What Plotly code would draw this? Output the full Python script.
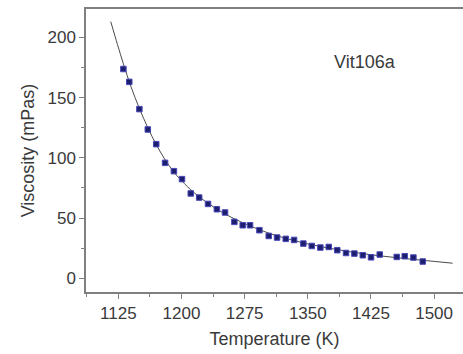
import plotly.graph_objects as go

# Measured data points
temp_K = [1131, 1138, 1150, 1160, 1170, 1180.5, 1191, 1200.6, 1211, 1221, 1231.5, 1242,
          1251.7, 1262.8, 1272.7, 1281.4, 1292.5, 1303.6, 1313.5, 1323.8, 1333.7, 1344.7,
          1354.7, 1364.9, 1374.9, 1385, 1395.4, 1405.3, 1415.3, 1425.1, 1435.4, 1455.6,
          1465.1, 1475.4, 1486.5]
viscosity = [173.7, 163, 140.4, 123.5, 111.3, 95.8, 88.9, 82.3, 70.4, 67, 61.7, 57.3,
             54.6, 46.8, 44, 44, 39.9, 35.1, 33.8, 32.7, 31.8, 28.8,
             26.8, 25.5, 26, 23.3, 21, 20.5, 19.1, 17.4, 19.7, 17.7,
             18.3, 17.2, 13.9]

# Fit curve
fit_T = [1116, 1124, 1131, 1140, 1150, 1160, 1170, 1180, 1190, 1200, 1215, 1230, 1250,
         1270, 1290, 1310, 1330, 1350, 1375, 1400, 1425, 1450, 1475, 1500, 1522]
fit_eta = [213, 194, 178, 159, 141, 125, 111, 99, 89, 81, 71, 63, 54,
           47, 41, 36, 32, 28.5, 25, 22, 19.5, 17.5, 15.7, 14, 12.5]

label_text = "Vit106a"
label_pos = (1418, 179.5)

font_family = "Arial, Liberation Sans, sans-serif"
text_color = "#3a3a3a"
axis_color = "#808080"

fig = go.Figure()
fig.add_trace(go.Scatter(
    x=fit_T, y=fit_eta, mode="lines",
    line=dict(color="#4a4a4a", width=1, shape="spline"),
    showlegend=False, hoverinfo="skip"))
fig.add_trace(go.Scatter(
    x=temp_K, y=viscosity, mode="markers",
    marker=dict(symbol="square", size=5.5, color="#1e1e6e",
                line=dict(color="#4848b8", width=1)),
    showlegend=False))

fig.add_annotation(x=label_pos[0], y=label_pos[1], text=label_text, showarrow=False,
                   font=dict(family=font_family, size=18, color=text_color),
                   xanchor="center", yanchor="middle")

fig.update_layout(
    width=463, height=354,
    margin=dict(l=86, r=0, t=9, b=62),
    paper_bgcolor="white", plot_bgcolor="white",
    font=dict(family=font_family, size=17, color=text_color),
    xaxis=dict(
        range=[1086.6, 1534.3], tickmode="linear", tick0=1125, dtick=75,
        showgrid=False, zeroline=False,
        showline=True, linecolor=axis_color, linewidth=1.5, mirror=True,
        ticks="outside", ticklen=5, tickcolor=axis_color, tickwidth=1,
        minor=dict(tick0=1125, dtick=37.5, ticks="outside", ticklen=3,
                   tickcolor=axis_color, showgrid=False),
        tickfont=dict(size=17, color=text_color),
        title=dict(text="Temperature (K)", font=dict(size=18, color=text_color), standoff=10),
    ),
    yaxis=dict(
        range=[-11.4, 223.5], tickmode="linear", tick0=0, dtick=50,
        showgrid=False, zeroline=False,
        showline=True, linecolor=axis_color, linewidth=1.5, mirror=False,
        ticks="outside", ticklen=5, tickcolor=axis_color, tickwidth=1,
        minor=dict(tick0=0, dtick=25, ticks="outside", ticklen=3,
                   tickcolor=axis_color, showgrid=False),
        tickfont=dict(size=17, color=text_color),
        title=dict(text="Viscosity (mPas)", font=dict(size=18, color=text_color), standoff=8),
    ),
)

fig.write_html("out.html")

::::::::

• **Work required**: Begin at the first line of the material and copy each line exactly through the one containing "18.3, 17.2, 13.9]". Omit pictures.

• **Reply**:
What Plotly code would draw this? Output the full Python script.
import plotly.graph_objects as go

# Measured data points
temp_K = [1131, 1138, 1150, 1160, 1170, 1180.5, 1191, 1200.6, 1211, 1221, 1231.5, 1242,
          1251.7, 1262.8, 1272.7, 1281.4, 1292.5, 1303.6, 1313.5, 1323.8, 1333.7, 1344.7,
          1354.7, 1364.9, 1374.9, 1385, 1395.4, 1405.3, 1415.3, 1425.1, 1435.4, 1455.6,
          1465.1, 1475.4, 1486.5]
viscosity = [173.7, 163, 140.4, 123.5, 111.3, 95.8, 88.9, 82.3, 70.4, 67, 61.7, 57.3,
             54.6, 46.8, 44, 44, 39.9, 35.1, 33.8, 32.7, 31.8, 28.8,
             26.8, 25.5, 26, 23.3, 21, 20.5, 19.1, 17.4, 19.7, 17.7,
             18.3, 17.2, 13.9]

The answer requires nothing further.